I don't know if it was just having seen a great Wes Anderson movie less than a day earlier or what, but I couldn't help but think while watching THE BIG YEAR (2011) that it felt like what would happen if a Wes Anderson style screenplay were somehow handed to a completely average, non-adventurous mainstream director.
I didn't know too much about the movie going in, just that it was about bird watching enthusiasts and it starred Owen Wilson, Jack Black and Steve Martin, three actors who have done some great movies in the past, but also put out a lot of fluff between the good ones. And I think Kevin Pollak mentioned it once or twice on his talk show, so I knew he was in it, and is usually entertaining.
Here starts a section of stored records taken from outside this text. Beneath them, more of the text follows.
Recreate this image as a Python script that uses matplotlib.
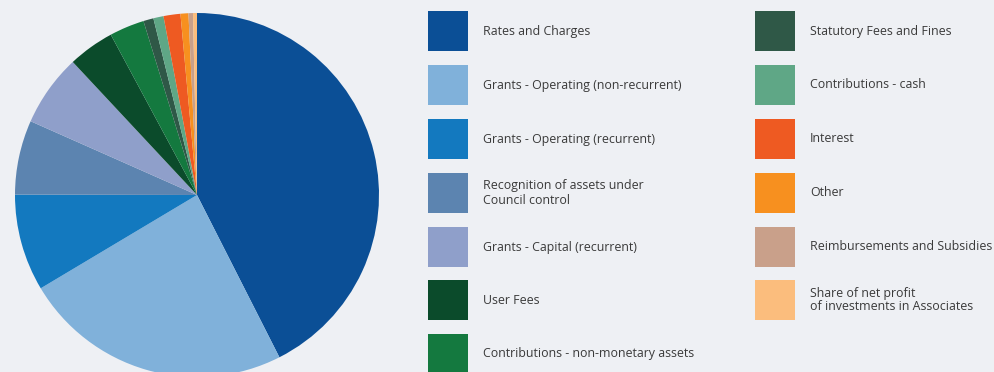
import matplotlib
matplotlib.use("Agg")
import matplotlib.pyplot as plt
from matplotlib.patches import Rectangle

# revenue sources, share of total (%)
categories = [
    "Rates and Charges",
    "Grants - Operating (non-recurrent)",
    "Grants - Operating (recurrent)",
    "Recognition of assets under\nCouncil control",
    "Grants - Capital (recurrent)",
    "User Fees",
    "Contributions - non-monetary assets",
    "Statutory Fees and Fines",
    "Contributions - cash",
    "Interest",
    "Other",
    "Reimbursements and Subsidies",
    "Share of net profit\nof investments in Associates",
]
shares = [42.5, 23.9, 8.6, 6.6, 6.4, 4.1, 3.1, 0.9, 0.9, 1.5, 0.7, 0.4, 0.35]
colors = [
    "#0b4f96", "#80b1da", "#1379bf", "#5c84b0", "#8f9fca",
    "#0b4b2b", "#14793f", "#2f5847", "#5fa786",
    "#ee5a22", "#f7901f", "#c9a08a", "#fbbd7d",
]

W, H = 995, 372
BG = "#eef0f4"

fig = plt.figure(figsize=(W / 100, H / 100), dpi=100, facecolor=BG)


def fx(px):
    return px / W


def fy(py):
    # pixel rows counted from the top
    return 1 - py / H


# pie: centre (197, 195), radius 182 px
cx, cy, r = 197, 195, 182
ax = fig.add_axes([fx(cx - r), fy(cy + r), 2 * r / W, 2 * r / H])
ax.pie(shares, colors=colors, startangle=90, counterclock=False,
       radius=1.0, wedgeprops=dict(linewidth=0))
ax.set_xlim(-1, 1)
ax.set_ylim(-1, 1)
ax.set_aspect("equal")
ax.axis("off")

# legend in two columns
rows_y = [31, 85, 139, 193, 247, 300, 354]
col_x = [428, 755]
sq = 40
for i, (name, col) in enumerate(zip(categories, colors)):
    c = 0 if i < 7 else 1
    row = i if i < 7 else i - 7
    x0 = col_x[c]
    yc = rows_y[row]
    fig.add_artist(Rectangle((fx(x0), fy(yc + sq / 2)), sq / W, sq / H,
                             transform=fig.transFigure, facecolor=col,
                             edgecolor="none"))
    fig.text(fx(x0 + 55), fy(yc), name, ha="left", va="center",
             fontsize=8.9, family="Open Sans", color="#3a3a3a",
             linespacing=1.1)

fig.savefig("out.png", dpi=100, facecolor=BG)
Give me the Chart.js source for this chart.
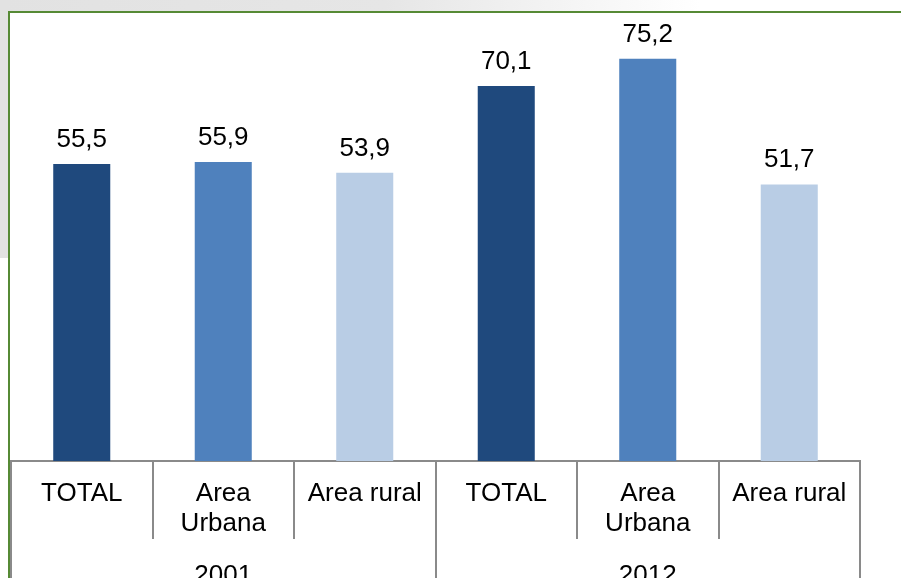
<!DOCTYPE html>
<html>
<head>
<meta charset="utf-8">
<script src="https://cdn.jsdelivr.net/npm/chart.js@4/dist/chart.umd.min.js"></script>
<style>
    body { margin: 0; background: #fff; }
    #wrap { position: relative; width: 901px; height: 578px; overflow: hidden; }
    #bgTop { position: absolute; left: 0; top: 0; width: 700px; height: 11px;
        background: linear-gradient(to right, #e2e2e2 0%, #e6e6e6 55%, #ffffff 100%); }
    #bgLeft { position: absolute; left: 0; top: 0; width: 8px; height: 258px; background: #e2e2e2; }
    #frame { position: absolute; left: 8px; top: 11px; width: 900px; height: 600px;
        border-top: 2px solid #568a35; border-left: 2px solid #568a35; }
    canvas { position: absolute; left: 0; top: 0; }
</style>
</head>
<body>
<div id="wrap">
    <div id="bgTop"></div>
    <div id="bgLeft"></div>
    <div id="frame"></div>
    <canvas id="chart" width="901" height="578"></canvas>
</div>
<script>
const categories = [["TOTAL"], ["Area", "Urbana"], ["Area rural"], ["TOTAL"], ["Area", "Urbana"], ["Area rural"]];
const years = ["2001", "2012"];
const values = [55.5, 55.9, 53.9, 70.1, 75.2, 51.7];
const barColors = ["#1f497d", "#4f81bd", "#b9cde5", "#1f497d", "#4f81bd", "#b9cde5"];

const fontFamily = "'Liberation Sans', Arial, sans-serif";

// value labels above the bars, with a decimal comma
var valueLabels = {
    id: 'valueLabels',
    afterDatasetsDraw: function (chart) {
        var ctx = chart.ctx;
        var meta = chart.getDatasetMeta(0);
        ctx.save();
        ctx.font = "26px " + fontFamily;
        ctx.fillStyle = "#000";
        ctx.textAlign = "center";
        ctx.textBaseline = "alphabetic";
        meta.data.forEach(function (bar, i) {
            ctx.fillText(values[i].toFixed(1).replace('.', ','), bar.x, bar.y - 17);
        });
        ctx.restore();
    }
};

// table lines under the axis and the year row
var axisTable = {
    id: 'axisTable',
    afterDraw: function (chart) {
        var ctx = chart.ctx;
        var x = chart.scales.x;
        var half = (x.getPixelForValue(1) - x.getPixelForValue(0)) / 2;
        var top = x.top;
        ctx.save();
        ctx.strokeStyle = "#8a8a8a";
        ctx.lineWidth = 2;
        for (var i = 0; i <= categories.length; i++) {
            var px = Math.round(x.getPixelForValue(i) - half);
            var outer = (i % 3 === 0);
            ctx.beginPath();
            ctx.moveTo(px, top);
            ctx.lineTo(px, outer ? chart.height : top + 78);
            ctx.stroke();
        }
        ctx.font = "26px " + fontFamily;
        ctx.fillStyle = "#000";
        ctx.textAlign = "center";
        for (var g = 0; g < years.length; g++) {
            var cx = (x.getPixelForValue(g * 3) + x.getPixelForValue(g * 3 + 2)) / 2;
            ctx.fillText(years[g], cx, top + 122);
        }
        ctx.restore();
    }
};

new Chart("chart", {
    type: "bar",
    data: {
        labels: categories,
        datasets: [{
            data: values,
            backgroundColor: barColors,
            barPercentage: 0.403,
            categoryPercentage: 1
        }]
    },
    options: {
        responsive: false,
        animation: false,
        layout: { padding: { left: 11, right: 41, top: 33, bottom: 0 } },
        plugins: {
            legend: { display: false },
            tooltip: { enabled: false }
        },
        scales: {
            y: { display: false, min: 0, max: 80 },
            x: {
                afterFit: function (scale) { scale.height = 117; },
                grid: { display: false, drawTicks: false },
                border: { display: true, color: "#8a8a8a", width: 2 },
                ticks: {
                    color: "#000",
                    padding: 18,
                    maxRotation: 0,
                    autoSkip: false,
                    font: { family: fontFamily, size: 26, lineHeight: 1.15 }
                }
            }
        }
    },
    plugins: [valueLabels, axisTable]
});
</script>
</body>
</html>
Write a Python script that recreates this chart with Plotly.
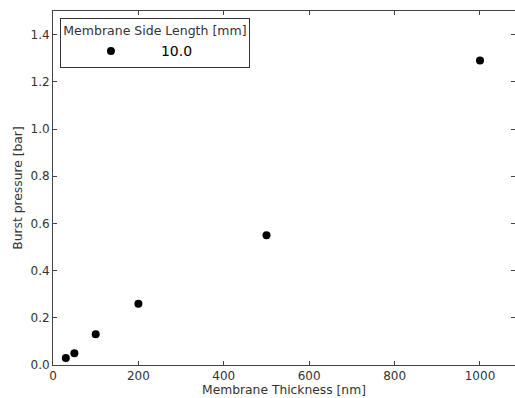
import plotly.graph_objects as go

thickness_nm = [30, 50, 100, 200, 500, 1000]
burst_bar = [0.03, 0.05, 0.13, 0.26, 0.55, 1.29]
series_name = "10.0"
legend_title = "Membrane Side Length [mm]"
x_ticks = [0, 200, 400, 600, 800, 1000]
y_ticks = [0.0, 0.2, 0.4, 0.6, 0.8, 1.0, 1.2, 1.4]

FONT = "DejaVu Sans"
TXT = "#333333"

fig = go.Figure()
fig.add_trace(go.Scatter(
    x=thickness_nm, y=burst_bar, mode="markers", name=series_name,
    marker=dict(color="black", size=8, line=dict(width=0)),
    showlegend=True,
))

axis_common = dict(
    showline=True, linecolor="#444444", linewidth=1, mirror="ticks",
    ticks="inside", ticklen=4, tickcolor="#444444", tickwidth=1,
    showgrid=False, zeroline=False,
    tickfont=dict(family=FONT, size=12, color=TXT),
)

fig.update_layout(
    width=515, height=398,
    margin=dict(l=53, r=0, t=11, b=33),
    paper_bgcolor="white", plot_bgcolor="white",
    font=dict(family=FONT, color=TXT),
    xaxis=dict(range=[0, 1082], tickvals=x_ticks,
               ticktext=[str(v) for v in x_ticks],
               title=dict(text="Membrane Thickness [nm]", standoff=1,
                          font=dict(family=FONT, size=12.3, color=TXT)),
               **axis_common),
    yaxis=dict(range=[0, 1.5], tickvals=y_ticks,
               ticktext=[f"{v:.1f}" for v in y_ticks],
               title=dict(text="Burst pressure [bar]", standoff=5,
                          font=dict(family=FONT, size=12.3, color=TXT)),
               **axis_common),
    legend=dict(
        x=0.015, y=0.98, xanchor="left", yanchor="top",
        bordercolor="#333333", borderwidth=1, bgcolor="white",
        title=dict(text=legend_title, side="top center",
                   font=dict(family=FONT, size=12.5, color=TXT)),
        font=dict(family=FONT, size=14, color="black"),
        itemwidth=90,
    ),
)

fig.write_html("out.html")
I think I would have to say that I liked it overall, but the script really seemed to be fighting against the direction throughout. Everything in the script was quirky, from the premise to the plot to the characters to the settings. I couldn't help but to picture how someone like Wes Anderson would interpret all of it, the exact opposite of what the actual director (David Frankel, for the record, who I'm only familiar with from THE DEVIL WEARS PRADA) chose to do. The film makes all the safe, mainstream choices in how to tell the story, how to handle the music cues. That ended up turning it into a good film that was nothing special, and I was left with the feeling that if it was bolder it could have been a great film. Or possibly a spectacular failure, but either way something memorable. I mean, the script has a remote Alaskan cabin where birders go to spot a few rare birds at a particular time of year. In a Wes Anderson movie, that cabin would just look like nothing you'd seen before, but if he succeeded look exactly right. In this movie, it's just a cabin in Alaska.
So I'm not sorry I watched it, and it was pleasant to see Wilson, Black and Martin all doing better work than a lot of their choices, but I'm not sure I'd ever watch it again.